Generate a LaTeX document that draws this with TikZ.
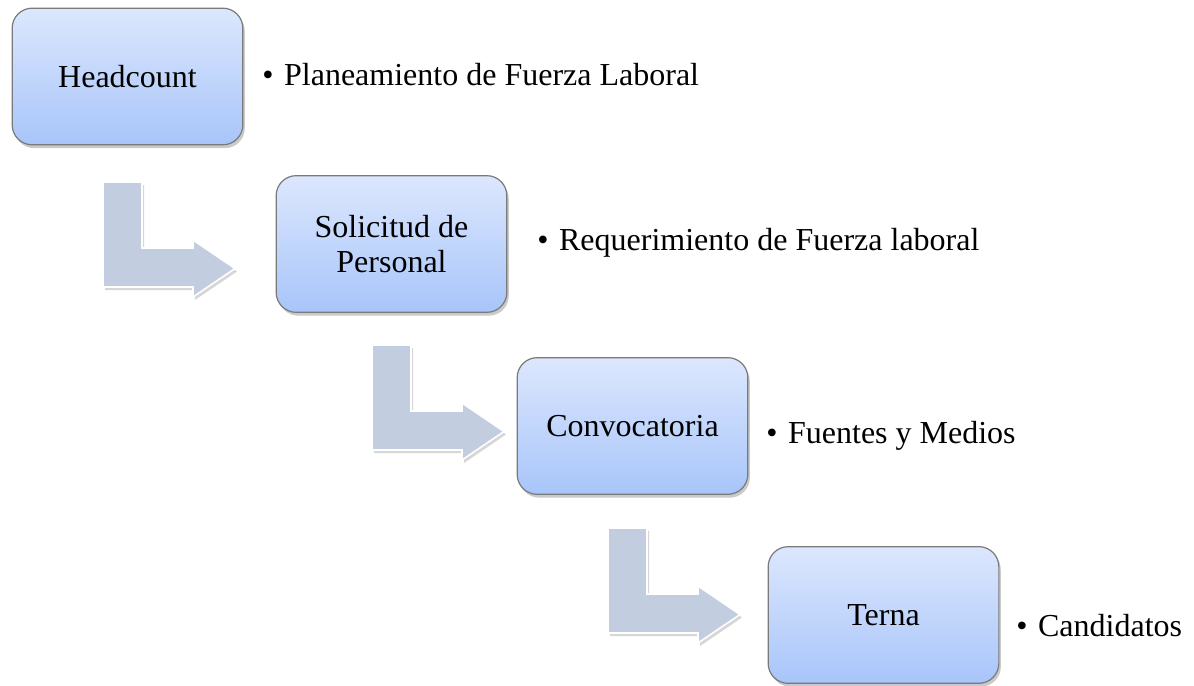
\documentclass[tikz,border=0pt]{standalone}
\usepackage{fontspec}
\setmainfont{Liberation Serif}
\usetikzlibrary{shadows}
\definecolor{boxtop}{HTML}{DCE7FD}
\definecolor{boxbot}{HTML}{A8C5FA}
\definecolor{boxline}{HTML}{7A7A7A}
\definecolor{arrowfill}{HTML}{C3CDE0}
\tikzset{
  stepbox/.style={draw=boxline, line width=0.9pt, rounded corners=15pt,
    top color=boxtop, bottom color=boxbot,
    minimum width=173pt, minimum height=102.5pt, inner sep=0pt,
    align=center, font=\fontsize{24}{26}\selectfont,
    drop shadow={shadow xshift=1.5pt, shadow yshift=-2.5pt, opacity=0.35, fill=black!60}},
  bullettext/.style={anchor=west, inner sep=0pt, font=\fontsize{24}{29}\selectfont},
  pics/bentarrow/.style={code={
    \fill[black!40, opacity=0.4] (2,3) -- (41,3) -- (41,69) -- (92,69) -- (92,61) -- (134,89.5) -- (92,118) -- (92,108) -- (2,108) -- cycle;
    \draw[draw=white, line width=1.2pt, fill=arrowfill]
      (0,0) -- (39,0) -- (39,66) -- (90,66) -- (90,58) -- (132,86.5) -- (90,115) -- (90,105) -- (0,105) -- cycle;
  }}
}
\begin{document}
\begin{tikzpicture}[x=0.75pt, y=-0.75pt]
\useasboundingbox (0,0) rectangle (1194,685);
% block arrows
\pic at (103,182) {bentarrow};
\pic at (372,345) {bentarrow};
\pic at (608,528) {bentarrow};
% boxes
\node[stepbox] (b1) at (127.5,76.5) {Headcount};
\node[stepbox] (b2) at (391.5,244) {Solicitud de\\Personal};
\node[stepbox] (b3) at (632.5,426) {Convocatoria};
\node[stepbox] (b4) at (883.5,615) {Terna};
% bullet texts
\node[bullettext] (t1) at (262,75) {•\hspace{8pt}Planeamiento de Fuerza Laboral};
\node[bullettext] (t2) at (537,243) {•\hspace{8pt}Requerimiento de Fuerza laboral};
\node[bullettext] (t3) at (766,436) {•\hspace{8pt}Fuentes y Medios};
\node[bullettext] (t4) at (1016,626) {•\hspace{8pt}Candidatos};
\end{tikzpicture}
\end{document}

=======

Description of the task: Leave the images out, please, and restate each line word for word.

Solution to this task:
Generate a LaTeX document that draws this with TikZ.
\documentclass[tikz,border=0pt]{standalone}
\usepackage{fontspec}
\setmainfont{Liberation Serif}
\usetikzlibrary{shadows}
\definecolor{boxtop}{HTML}{DCE7FD}
\definecolor{boxbot}{HTML}{A8C5FA}
\definecolor{boxline}{HTML}{7A7A7A}
\definecolor{arrowfill}{HTML}{C3CDE0}
\tikzset{
  stepbox/.style={draw=boxline, line width=0.9pt, rounded corners=15pt,
    top color=boxtop, bottom color=boxbot,
    minimum width=173pt, minimum height=102.5pt, inner sep=0pt,
    align=center, font=\fontsize{24}{26}\selectfont,
    drop shadow={shadow xshift=1.5pt, shadow yshift=-2.5pt, opacity=0.35, fill=black!60}},
  bullettext/.style={anchor=west, inner sep=0pt, font=\fontsize{24}{29}\selectfont},
  pics/bentarrow/.style={code={
    \fill[black!40, opacity=0.4] (2,3) -- (41,3) -- (41,69) -- (92,69) -- (92,61) -- (134,89.5) -- (92,118) -- (92,108) -- (2,108) -- cycle;
    \draw[draw=white, line width=1.2pt, fill=arrowfill]
      (0,0) -- (39,0) -- (39,66) -- (90,66) -- (90,58) -- (132,86.5) -- (90,115) -- (90,105) -- (0,105) -- cycle;
  }}
}
\begin{document}
\begin{tikzpicture}[x=0.75pt, y=-0.75pt]
\useasboundingbox (0,0) rectangle (1194,685);
% block arrows
\pic at (103,182) {bentarrow};
\pic at (372,345) {bentarrow};
\pic at (608,528) {bentarrow};
% boxes
\node[stepbox] (b1) at (127.5,76.5) {Headcount};
\node[stepbox] (b2) at (391.5,244) {Solicitud de\\Personal};
\node[stepbox] (b3) at (632.5,426) {Convocatoria};
\node[stepbox] (b4) at (883.5,615) {Terna};
% bullet texts
\node[bullettext] (t1) at (262,75) {•\hspace{8pt}Planeamiento de Fuerza Laboral};
\node[bullettext] (t2) at (537,243) {•\hspace{8pt}Requerimiento de Fuerza laboral};
\node[bullettext] (t3) at (766,436) {•\hspace{8pt}Fuentes y Medios};
\node[bullettext] (t4) at (1016,626) {•\hspace{8pt}Candidatos};
\end{tikzpicture}
\end{document}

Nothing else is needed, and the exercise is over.